The session was moderated by Agency for Strategic Initiatives Corporate Director Elena Myakotnikova. The panellists included such prominent African political figures as: Hala Helmy Elsaid Younes, Minister of Planning, Monitoring, and Administrative Reform of the Arab Republic of Egypt, and Soraya Hakuziyaremye, Minister of Trade and Industry of the Republic of Rwanda. The following representatives of big business and public organizations also shared their experience in terms of integrating women into modern society: Amany Asfour, President of the International Federation of Business & Professional Women; Tiguidanke Camara, Founder and Chief Executive Officer of the Tigui Mining Group (TMG); Slauzy Zodwa Mogami, Founder, Chief Executive Officer, and Chairperson of Ladies in the Frontline; Veronika Peshkova, President of the Foundation for the Development of Public Diplomacy Women's Perspective; and a Goodwill Ambassador of the United Nations Industrial Development Organization (UNIDO); and Nataliya Zaiser, Chair of the Board of the Africa Business Initiative Union.
Hakuziyaremye noted that the African continent has changed over the past 5–10 years in terms of women’s rights and opportunities. “Since 2010, 62% of parliament members in Rwanda are women. We did not achieve this in one day and had to radically restructure both the legislative system and the views of our citizens in order to achieve this”, she said. “The law also protects the rights of women in business in our country. For example, women must make up 20% of the board at major companies. But laws alone are not enough. Investment in the educational system is needed to change women’s attitudes towards their capabilities. Russia and Africa are establishing economic cooperation. But it seems to me that our women have something to learn from each other. Communications needs to be built at all levels”.
Younes added that, in addition to education, financial investments are needed to build such infrastructure as kindergartens so that women have the opportunity to study and work once they already have a family and children. She also noted that women often take a much more responsible approach to both business and financial obligations than men. “If you look at loan statistics, defaults on women’s obligations make up less than 1% [of total defaults] in our country”.
All the speakers noted that women could play a decisive role in developing the manufacturing sector of the economy.

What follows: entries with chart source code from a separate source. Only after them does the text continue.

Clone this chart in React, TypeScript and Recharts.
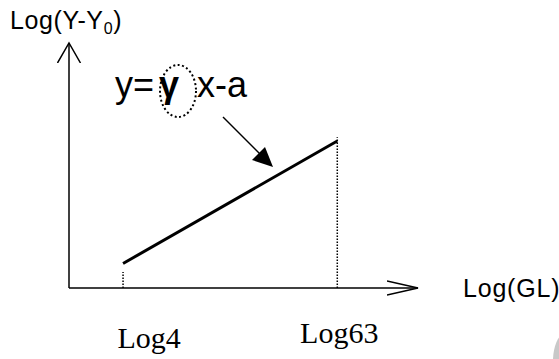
import React from 'react'
import { ComposedChart, Line, XAxis, YAxis, ReferenceLine, Customized } from 'recharts'

// log10 of the grey levels on the x axis
const GL_LEVELS = [4, 63]
const TICK_LABELS = ['Log4', 'Log63']
const LOG_GL = [0.602, 1.799]
// fitted response at those levels (arbitrary units)
const LOG_RESPONSE = [1.0, 6.0]
// top of the dotted drop lines
const DROP_TOPS = [0.65, 6.15]

const lineData = LOG_GL.map((x, i) => ({ x, y: LOG_RESPONSE[i], gl: GL_LEVELS[i] }))

const SANS = '"Liberation Sans", Arial, sans-serif'
const SERIF = '"Liberation Serif", "Times New Roman", serif'

const tickShift: Record<string, { dx: number; dy: number }> = {
  Log4: { dx: 26, dy: 60 },
  Log63: { dx: 2, dy: 55 },
}

function GLTick(props: any) {
  const { x, y, payload } = props
  const i = LOG_GL.indexOf(payload.value)
  const label = TICK_LABELS[i] ?? ''
  const s = tickShift[label] || { dx: 0, dy: 0 }
  return (
    <text x={x + s.dx} y={y + s.dy} textAnchor="middle" fontFamily={SERIF} fontSize={30} fill="#000">
      {label}
    </text>
  )
}

function Notes() {
  return (
    <g>
      <text x={10} y={29} fontFamily={SANS} fontSize={25} letterSpacing={0.6} fill="#000">
        Log(Y-Y<tspan fontSize={16} dy={5}>0</tspan><tspan dy={-5}>)</tspan>
      </text>
      <text x={463} y={297} fontFamily={SANS} fontSize={25} letterSpacing={0.8} fill="#000">Log(GL)</text>
      <text y={97} fontFamily={SANS} fontSize={36} fill="#000">
        <tspan x={115}>y=</tspan>
        <tspan x={159} fontWeight="bold">γ</tspan>
        <tspan x={197}>x-a</tspan>
      </text>
      <ellipse cx={178} cy={91} rx={18} ry={26} fill="none" stroke="#000" strokeWidth={2} strokeDasharray="2 2.5" />
      <line x1={223} y1={117} x2={262} y2={156} stroke="#000" strokeWidth={1.5} />
      <polygon points="273,167 252,160 265,147" fill="#000" />
      <ellipse cx={565} cy={361} rx={12} ry={27} fill="#c8c8c8" />
    </g>
  )
}

export default function App() {
  return (
    <div style={{ width: 559, height: 359, background: '#fff' }}>
      <style>{'body{margin:0}'}</style>
      <ComposedChart width={559} height={359} data={lineData} margin={{ top: 43, right: 141, bottom: 0, left: 59 }}>
        <defs>
          <marker id="xArrow" markerWidth={34} markerHeight={18} refX={31} refY={9} orient="auto" markerUnits="userSpaceOnUse">
            <path d="M0,2 L31,9 L0,16" fill="none" stroke="#000" strokeWidth={1.5} />
          </marker>
          <marker id="yArrow" markerWidth={22} markerHeight={26} refX={20} refY={12.5} orient="auto-start-reverse" markerUnits="userSpaceOnUse">
            <path d="M0,1 L20,12.5 L0,24" fill="none" stroke="#000" strokeWidth={1.5} />
          </marker>
        </defs>
        <XAxis
          type="number"
          dataKey="x"
          domain={[0.3, 2.25]}
          ticks={LOG_GL}
          height={71}
          tickSize={0}
          tickMargin={0}
          tickLine={false}
          axisLine={{ stroke: '#000', strokeWidth: 1.5, markerEnd: 'url(#xArrow)' }}
          tick={<GLTick />}
          interval={0}
        />
        <YAxis
          type="number"
          domain={[0, 10]}
          width={10}
          tick={false}
          tickLine={false}
          axisLine={{ stroke: '#000', strokeWidth: 1.5, markerStart: 'url(#yArrow)' }}
        />
        {LOG_GL.map((x, i) => (
          <ReferenceLine
            key={x}
            segment={[{ x, y: 0 }, { x, y: DROP_TOPS[i] }]}
            stroke="#000"
            strokeWidth={1.5}
            strokeDasharray="1.5 1.5"
            ifOverflow="visible"
          />
        ))}
        <Line dataKey="y" stroke="#000" strokeWidth={3} dot={false} activeDot={false} isAnimationActive={false} />
        <Customized component={<Notes />} />
      </ComposedChart>
    </div>
  )
}
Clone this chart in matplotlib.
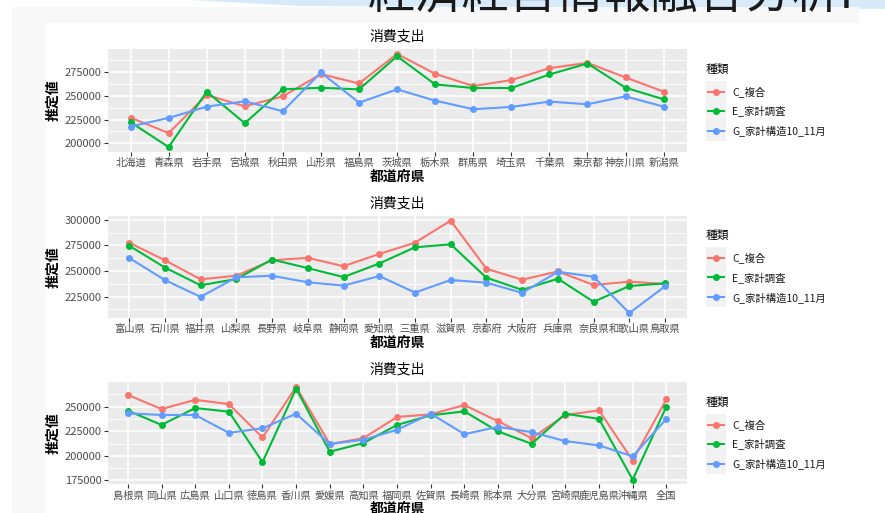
import matplotlib
matplotlib.use("Agg")
import matplotlib.pyplot as plt
from matplotlib.patches import Rectangle, Polygon
from matplotlib.lines import Line2D
import numpy as np

plt.rcParams['font.family'] = ['Noto Sans CJK JP', 'DejaVu Sans']

# ---- data ----
prefs1 = ['北海道', '青森県', '岩手県', '宮城県', '秋田県', '山形県', '福島県', '茨城県',
          '栃木県', '群馬県', '埼玉県', '千葉県', '東京都', '神奈川県', '新潟県']
c1 = [227100, 210800, 250700, 238900, 249300, 272600, 262800, 293700,
      272900, 260100, 266300, 278800, 284400, 269100, 254200]
e1 = [222200, 196200, 254200, 221200, 256600, 258300, 256600, 291300,
      261800, 258000, 258000, 272200, 283700, 258300, 246200]
g1 = [217700, 226700, 238500, 244100, 233700, 274300, 242700, 256600,
      244800, 235800, 238200, 243800, 241000, 249300, 238500]

prefs2 = ['富山県', '石川県', '福井県', '山梨県', '長野県', '岐阜県', '静岡県', '愛知県',
          '三重県', '滋賀県', '京都府', '大阪府', '兵庫県', '奈良県', '和歌山県', '鳥取県']
c2 = [277600, 260500, 241900, 245400, 260500, 262800, 254700, 266600,
      277600, 299100, 252200, 241500, 249600, 236400, 239600, 237400]
e2 = [274700, 253400, 236100, 242200, 261200, 252800, 244100, 257300,
      273100, 276000, 243500, 231600, 242500, 220000, 235400, 238000]
g2 = [262800, 241200, 224800, 243800, 245400, 239000, 235800, 245100,
      229000, 241200, 238600, 228700, 249300, 244400, 209000, 235100]

prefs3 = ['島根県', '岡山県', '広島県', '山口県', '徳島県', '香川県', '愛媛県', '高知県', '福岡県',
          '佐賀県', '長崎県', '熊本県', '大分県', '宮崎県', '鹿児島県', '沖縄県', '全国']
c3 = [262100, 247600, 257100, 252700, 218700, 270200, 212000, 218000, 239600,
      242300, 251700, 235200, 218000, 241600, 246300, 195200, 257400]
e3 = [246000, 231500, 248700, 245000, 193500, 268500, 204200, 213000, 231500,
      241300, 245300, 224800, 212300, 242900, 237600, 175700, 250000]
g3 = [243300, 241600, 241600, 223400, 228100, 242900, 212000, 216400, 226500,
      242900, 222100, 229500, 224100, 215000, 210600, 199500, 237600]

labels = ['C_複合', 'E_家計調査', 'G_家計構造10_11月']
colors = ['#F8766D', '#00BA38', '#619CFF']

panels = [(prefs1, [c1, e1, g1], 49.3, 151.7),
          (prefs2, [c2, e2, g2], 216.0, 317.7),
          (prefs3, [c3, e3, g3], 382.3, 484.3)]

W, H = 885, 513
fig = plt.figure(figsize=(W / 100, H / 100), dpi=100)
fig.patch.set_facecolor('white')


def fx(x):
    return x / W


def fy(y):
    return 1 - y / H


# slide background bits
fig.add_artist(Polygon([(fx(190), fy(0)), (fx(300), fy(6)), (fx(885), fy(9)), (fx(885), fy(0))],
                       closed=True, transform=fig.transFigure, facecolor='#d6eafa', edgecolor='none', zorder=0))
fig.add_artist(Rectangle((fx(12), fy(513)), fx(847), 506 / H, transform=fig.transFigure,
                         facecolor='#f8f8f8', edgecolor='none', zorder=0))
fig.add_artist(Rectangle((fx(46), fy(513)), fx(839), 490 / H, transform=fig.transFigure,
                         facecolor='white', edgecolor='none', zorder=0))
fig.text(fx(368), fy(8.5), '経済経営情報融合分析I', fontsize=34, color='#1a1a1a',
         ha='left', va='baseline', zorder=1)

left, right = 107.7, 686.5
for cats, series, top, bottom in panels:
    ax = fig.add_axes([fx(left), fy(bottom), (right - left) / W, (bottom - top) / H])
    ax.set_facecolor('#EBEBEB')
    x = np.arange(len(cats))
    for vals, col in zip(series, colors):
        ax.plot(x, vals, color=col, lw=1.5, marker='o', ms=4, zorder=3)

    allv = np.concatenate([np.array(s) for s in series])
    lo, hi = allv.min(), allv.max()
    pad = (hi - lo) * 0.05
    ax.set_ylim(lo - pad, hi + pad)
    ax.set_xlim(-0.6, len(cats) - 0.4)

    ticks = np.arange(150000, 325001, 25000)
    ticks = ticks[(ticks >= lo - pad) & (ticks <= hi + pad)]
    ax.set_yticks(ticks)
    minors = np.arange(ticks[0] - 12500, hi + pad, 25000)
    ax.set_yticks(minors[(minors >= lo - pad) & (minors <= hi + pad)], minor=True)
    ax.set_yticklabels([str(t) for t in ticks])
    ax.set_xticks(x)
    ax.set_xticklabels(cats)

    ax.grid(which='major', color='white', lw=1.1, zorder=0)
    ax.grid(which='minor', axis='y', color='white', lw=0.55, zorder=0)
    ax.set_axisbelow(True)
    for s in ax.spines.values():
        s.set_visible(False)
    ax.tick_params(axis='both', which='major', length=3, width=0.8, color='#333333',
                   labelcolor='#4D4D4D', pad=1.5)
    ax.tick_params(axis='y', labelsize=8)
    ax.tick_params(axis='x', labelsize=7.4)
    ax.tick_params(axis='both', which='minor', length=0)

    ax.set_title('消費支出', fontsize=10, pad=6)
    ax.set_ylabel('推定値', fontsize=10, fontweight='bold', labelpad=3)
    ax.set_xlabel('都道府県', fontsize=10, fontweight='bold', labelpad=1)

    # legend (ggplot style)
    cy = (top + bottom) / 2
    fig.text(fx(706), fy(cy - 31.2), '種類', fontsize=8.5, ha='left', va='center')
    fig.add_artist(Rectangle((fx(706), fy(cy + 40.2)), 19.5 / W, 60 / H, transform=fig.transFigure,
                             facecolor='#F2F2F2', edgecolor='none'))
    for off, lab, col in zip([-8.8, 10.5, 30.5], labels, colors):
        yy = fy(cy + off)
        fig.add_artist(Line2D([fx(708), fx(724)], [yy, yy], transform=fig.transFigure,
                              color=col, lw=1.5))
        fig.add_artist(Line2D([fx(716)], [yy], transform=fig.transFigure,
                              color=col, marker='o', ms=4, lw=0))
        fig.text(fx(732), yy, lab, fontsize=7.5, ha='left', va='center', color='#1a1a1a')

fig.savefig('out.png', dpi=100)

Camara, in particular, shared her experience: “I created the TMG Foundation, which helps educate women in rural areas on how to become an entrepreneur, how to take care of the harvest, collect it, and then sell the results of your work. In Africa today, 70% of women are employed in the informal sector. Training programmes will help women make a major contribution to the national economy”.
However, is it enough to simply grant women the opportunity to work in all sectors in order to achieve the perfect balance? “ It will only be possible to talk about gender balance once a woman can not only hold positions in various sectors, but also have access to strategic decision-making”, Zaiser said. “Regardless, the percentage of women who make decisions at the state level around the world is still small overall. And this situation must change”. At any event, work to achieve real equality between men and women is above all a creative trend that aims to improve the quality of life of all of society. According to forecasts, having women fully involved in the economy would make it possible to increase global GDP by USD 28 trillion by 2025, an amount that is comparable with economies of the United States and China combined.

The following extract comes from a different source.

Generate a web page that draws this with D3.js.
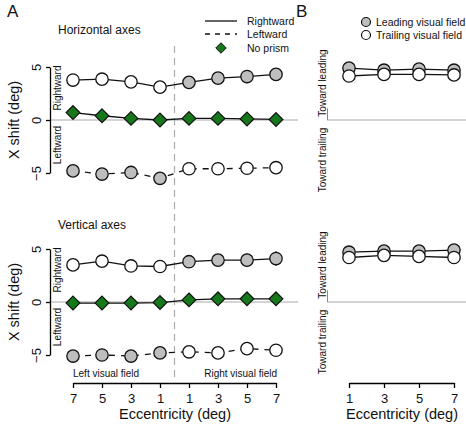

“Gender equality is essential for sustainable development. Over the past few decades, the gender gap in the labour market has closed somewhat. However, it is still harder for women to fulfil their potential in society and the economy. Increasing women’s participation in the economy, strengthening their roles in society, and involving them in management and decision making processes in all sectors will unquestionably boost economic growth. On top of that though, it will have a positive impact on supporting social stability and achieving sustainable development goals,” said Russian Sherpa in the G20 and Deputy Chief of the Presidential Experts’ Directorate Svetlana Lukash.

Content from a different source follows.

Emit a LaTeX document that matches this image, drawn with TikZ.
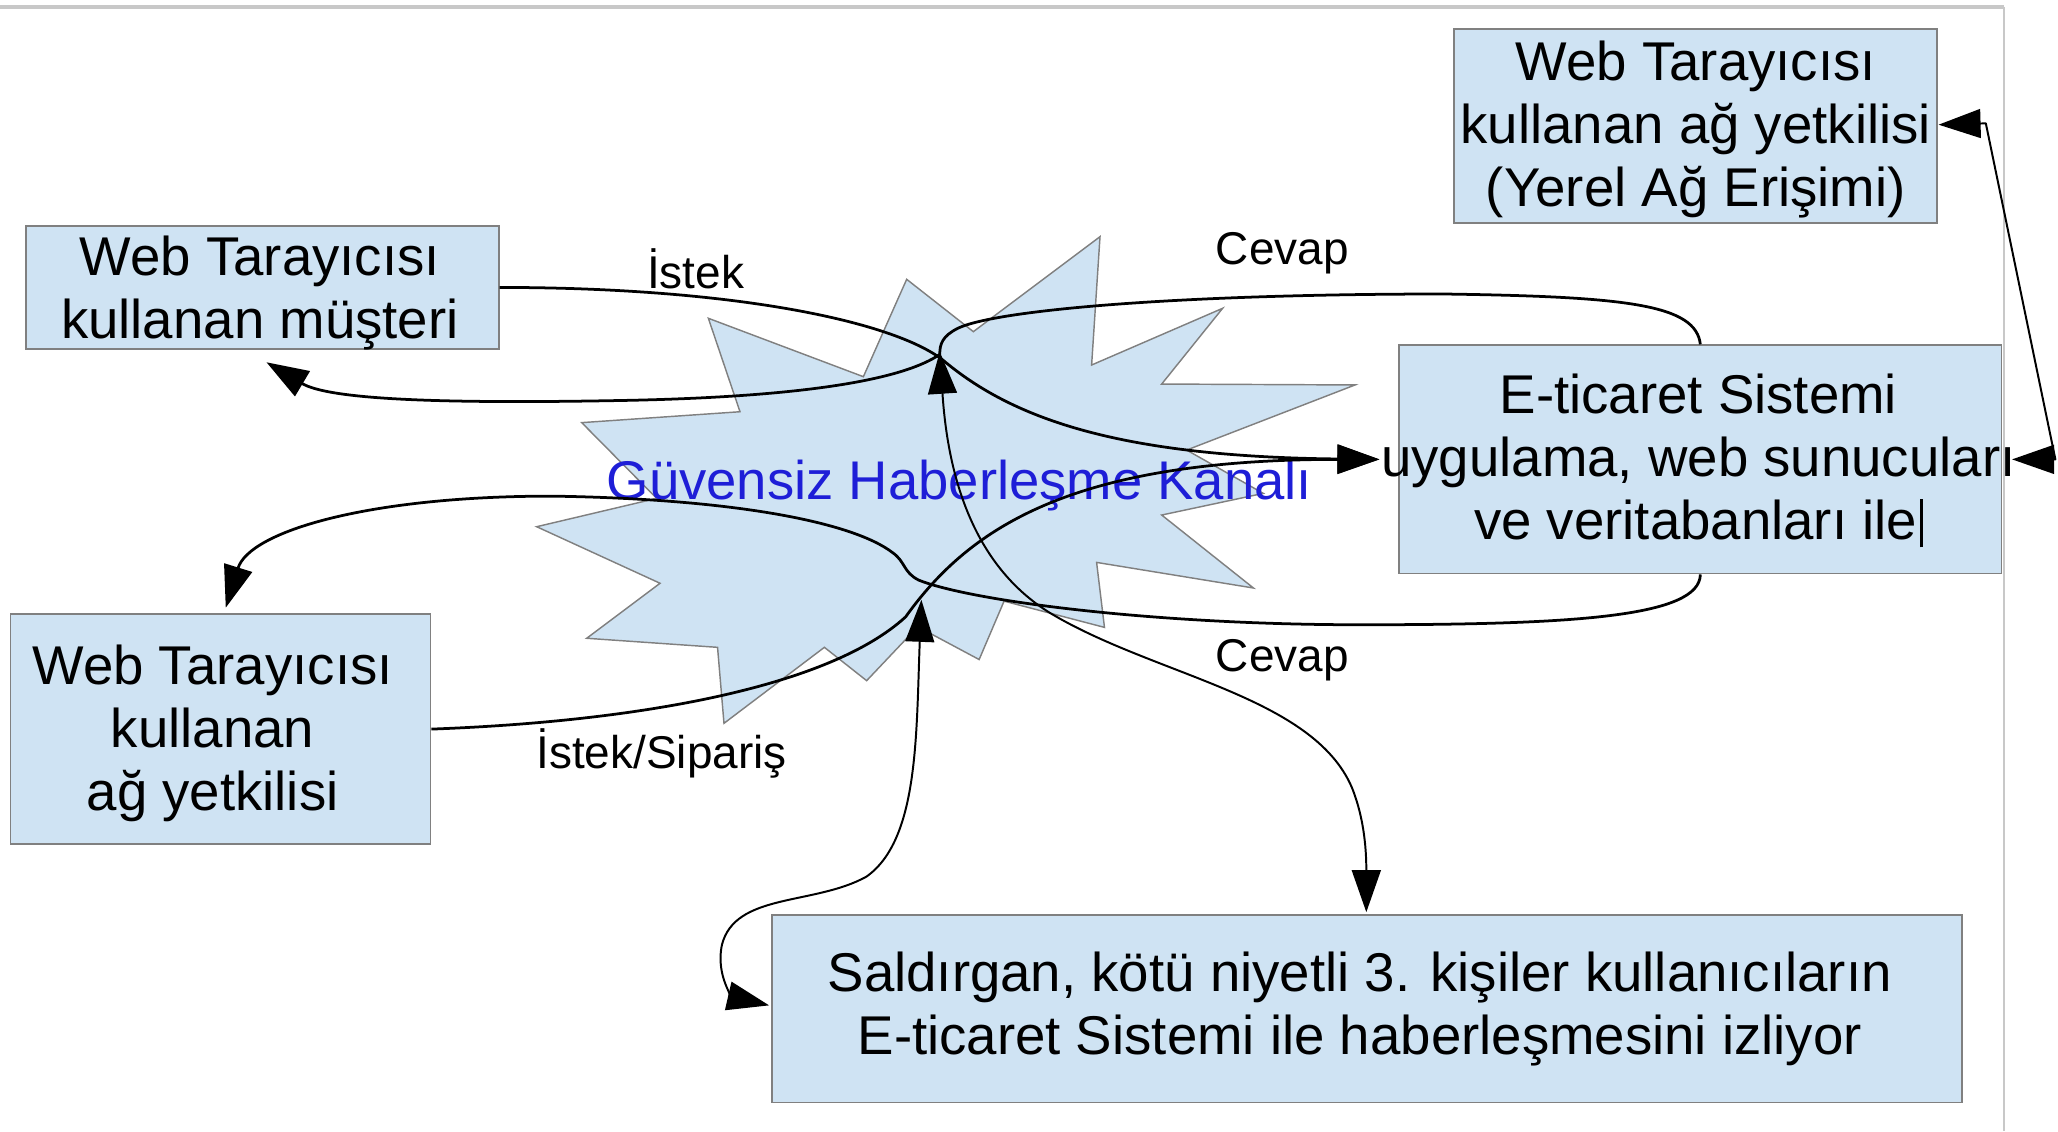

“Despite several years of efforts to achieve a gender balance, women’s salaries are still approximately 15% lower than that of men in the same positions even in European countries. In Africa and Asia, this figure is even more striking. The development of the women’s agenda is one of the top priorities of the Innosocium Foundation – the social platform of the Roscongress Foundation. The organisation of sessions as part of the Russia–Africa Economic Forum’s business programme represents the systematic continuation of work to eliminate gender inequality, promote women’s leadership, and strengthen cooperation with international women’s communities, which began in Tokyo at the Women 20 (W20) Summit in March this year. In addition, as part of the implementation of the agreement signed on the sidelines of the SPIEF 2019, the Innosocium Foundation and the Eurasian Women’s Forum Council (EWF) under the Council of the Federation of the Federal Assembly of the Russian Federation have successful experience in cooperating on a number of projects. The Building Trust Area at the SPIEF 2019 hosted a EWF visiting lounge, and EWF members regularly serve as experts and speakers at our sessions on women's leadership. We hope that the serious steps that are being taken in our country to change the prevailing stereotypes will bear fruit both for the economy and for society as a whole”, said Yelena Marinina, Deputy CEO of the Roscongress Foundation and Director of the Innosocium Foundation.
“The need to achieve a gender balance and get women more actively involved in all sectors of the economy is obvious. Today’s session as part of the Building Trust Area’s business programme at the Russia–Africa Economic Forum has brought together leading representatives of business and public organizations, shown Russia’s experience in the development of women’s leadership, and demonstrated the achievements that the African continent has made in terms of women’s opportunities. And, of course, this is not only a practical opportunity to exchange best practices, but also a great prospect for the further promotion of this theme at the global level”, Myakotnikova said.
The Russia–Africa Summit and Economic Forum are being held on 23–24 October at the Sirius Park of Science and Art in Sochi. The Roscongress Foundation is the event organizer, and the co-organizers of the Russia–Africa Economic Forum are Russian Export Center and Afreximbank.
The Building Trust Area programme was prepared by the Innosocium Foundation – the social platform of the Roscongress Foundation.